DO THIS: An exact copy of all the data is required, with pictures left out.

○ ○ ○ ○ ○

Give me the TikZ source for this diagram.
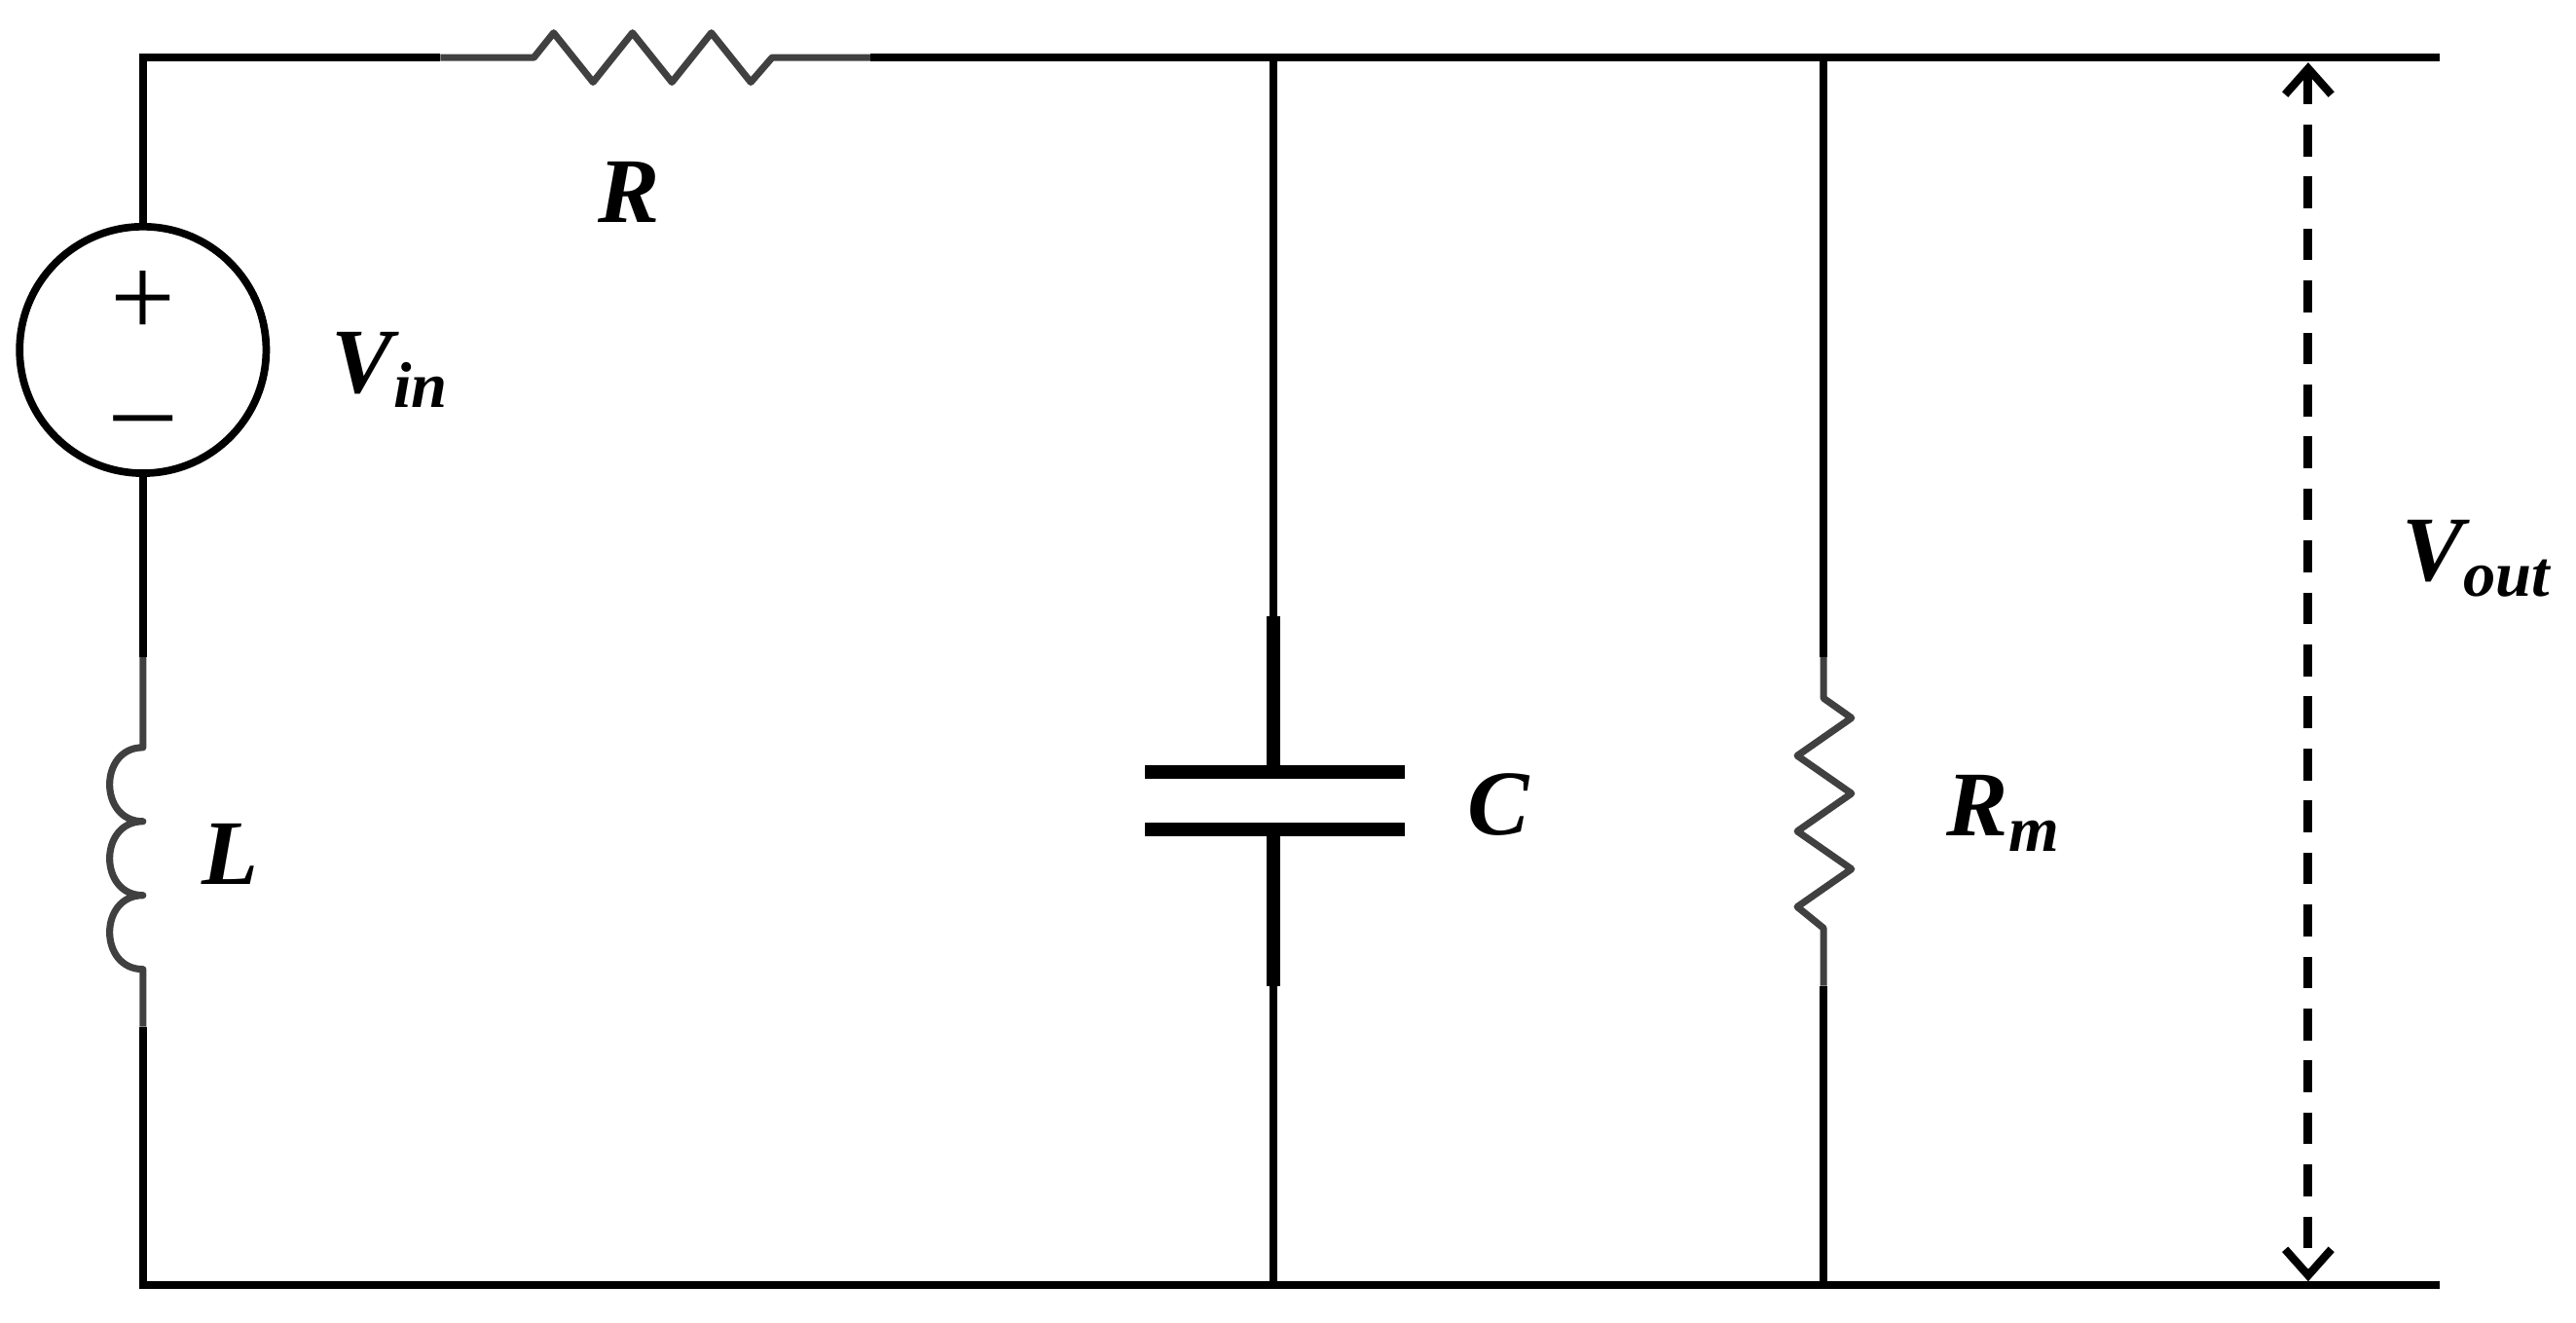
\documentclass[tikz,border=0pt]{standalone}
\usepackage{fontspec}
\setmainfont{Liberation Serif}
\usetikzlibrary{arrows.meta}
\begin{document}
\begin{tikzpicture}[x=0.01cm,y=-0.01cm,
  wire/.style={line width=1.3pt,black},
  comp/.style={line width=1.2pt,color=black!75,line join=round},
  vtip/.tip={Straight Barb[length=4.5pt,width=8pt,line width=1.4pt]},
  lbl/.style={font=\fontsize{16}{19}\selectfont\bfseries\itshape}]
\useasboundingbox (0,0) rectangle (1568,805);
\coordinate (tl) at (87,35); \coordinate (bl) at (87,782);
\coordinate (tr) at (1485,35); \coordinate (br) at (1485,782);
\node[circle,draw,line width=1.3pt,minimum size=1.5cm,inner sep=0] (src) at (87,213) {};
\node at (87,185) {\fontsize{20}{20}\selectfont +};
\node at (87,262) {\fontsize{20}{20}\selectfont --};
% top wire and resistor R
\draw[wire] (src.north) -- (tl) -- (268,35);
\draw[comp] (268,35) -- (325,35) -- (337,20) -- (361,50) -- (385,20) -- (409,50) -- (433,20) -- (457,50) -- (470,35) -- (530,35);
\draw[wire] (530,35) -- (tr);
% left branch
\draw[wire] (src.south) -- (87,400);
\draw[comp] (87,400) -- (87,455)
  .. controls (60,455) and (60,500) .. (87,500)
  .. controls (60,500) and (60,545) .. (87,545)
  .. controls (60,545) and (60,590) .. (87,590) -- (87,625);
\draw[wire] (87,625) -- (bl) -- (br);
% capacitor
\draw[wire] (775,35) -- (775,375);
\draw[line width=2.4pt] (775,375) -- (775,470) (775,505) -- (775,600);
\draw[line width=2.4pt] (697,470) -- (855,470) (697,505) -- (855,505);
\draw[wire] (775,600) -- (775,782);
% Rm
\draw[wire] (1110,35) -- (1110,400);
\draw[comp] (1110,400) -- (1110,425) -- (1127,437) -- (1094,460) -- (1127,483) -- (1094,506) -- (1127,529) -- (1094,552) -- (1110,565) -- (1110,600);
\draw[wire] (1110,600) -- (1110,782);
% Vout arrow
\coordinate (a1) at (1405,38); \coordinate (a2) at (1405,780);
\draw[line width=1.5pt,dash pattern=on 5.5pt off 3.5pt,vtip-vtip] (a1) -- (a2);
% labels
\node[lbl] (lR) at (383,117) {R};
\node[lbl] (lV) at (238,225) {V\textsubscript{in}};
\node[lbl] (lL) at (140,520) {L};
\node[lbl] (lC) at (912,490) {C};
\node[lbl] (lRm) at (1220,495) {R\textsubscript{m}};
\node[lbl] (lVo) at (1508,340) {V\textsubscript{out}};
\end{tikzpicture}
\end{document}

○ ○ ○ ○ ○

REPLY:
Give me the TikZ source for this diagram.
\documentclass[tikz,border=0pt]{standalone}
\usepackage{fontspec}
\setmainfont{Liberation Serif}
\usetikzlibrary{arrows.meta}
\begin{document}
\begin{tikzpicture}[x=0.01cm,y=-0.01cm,
  wire/.style={line width=1.3pt,black},
  comp/.style={line width=1.2pt,color=black!75,line join=round},
  vtip/.tip={Straight Barb[length=4.5pt,width=8pt,line width=1.4pt]},
  lbl/.style={font=\fontsize{16}{19}\selectfont\bfseries\itshape}]
\useasboundingbox (0,0) rectangle (1568,805);
\coordinate (tl) at (87,35); \coordinate (bl) at (87,782);
\coordinate (tr) at (1485,35); \coordinate (br) at (1485,782);
\node[circle,draw,line width=1.3pt,minimum size=1.5cm,inner sep=0] (src) at (87,213) {};
\node at (87,185) {\fontsize{20}{20}\selectfont +};
\node at (87,262) {\fontsize{20}{20}\selectfont --};
% top wire and resistor R
\draw[wire] (src.north) -- (tl) -- (268,35);
\draw[comp] (268,35) -- (325,35) -- (337,20) -- (361,50) -- (385,20) -- (409,50) -- (433,20) -- (457,50) -- (470,35) -- (530,35);
\draw[wire] (530,35) -- (tr);
% left branch
\draw[wire] (src.south) -- (87,400);
\draw[comp] (87,400) -- (87,455)
  .. controls (60,455) and (60,500) .. (87,500)
  .. controls (60,500) and (60,545) .. (87,545)
  .. controls (60,545) and (60,590) .. (87,590) -- (87,625);
\draw[wire] (87,625) -- (bl) -- (br);
% capacitor
\draw[wire] (775,35) -- (775,375);
\draw[line width=2.4pt] (775,375) -- (775,470) (775,505) -- (775,600);
\draw[line width=2.4pt] (697,470) -- (855,470) (697,505) -- (855,505);
\draw[wire] (775,600) -- (775,782);
% Rm
\draw[wire] (1110,35) -- (1110,400);
\draw[comp] (1110,400) -- (1110,425) -- (1127,437) -- (1094,460) -- (1127,483) -- (1094,506) -- (1127,529) -- (1094,552) -- (1110,565) -- (1110,600);
\draw[wire] (1110,600) -- (1110,782);
% Vout arrow
\coordinate (a1) at (1405,38); \coordinate (a2) at (1405,780);
\draw[line width=1.5pt,dash pattern=on 5.5pt off 3.5pt,vtip-vtip] (a1) -- (a2);
% labels
\node[lbl] (lR) at (383,117) {R};
\node[lbl] (lV) at (238,225) {V\textsubscript{in}};
\node[lbl] (lL) at (140,520) {L};
\node[lbl] (lC) at (912,490) {C};
\node[lbl] (lRm) at (1220,495) {R\textsubscript{m}};
\node[lbl] (lVo) at (1508,340) {V\textsubscript{out}};
\end{tikzpicture}
\end{document}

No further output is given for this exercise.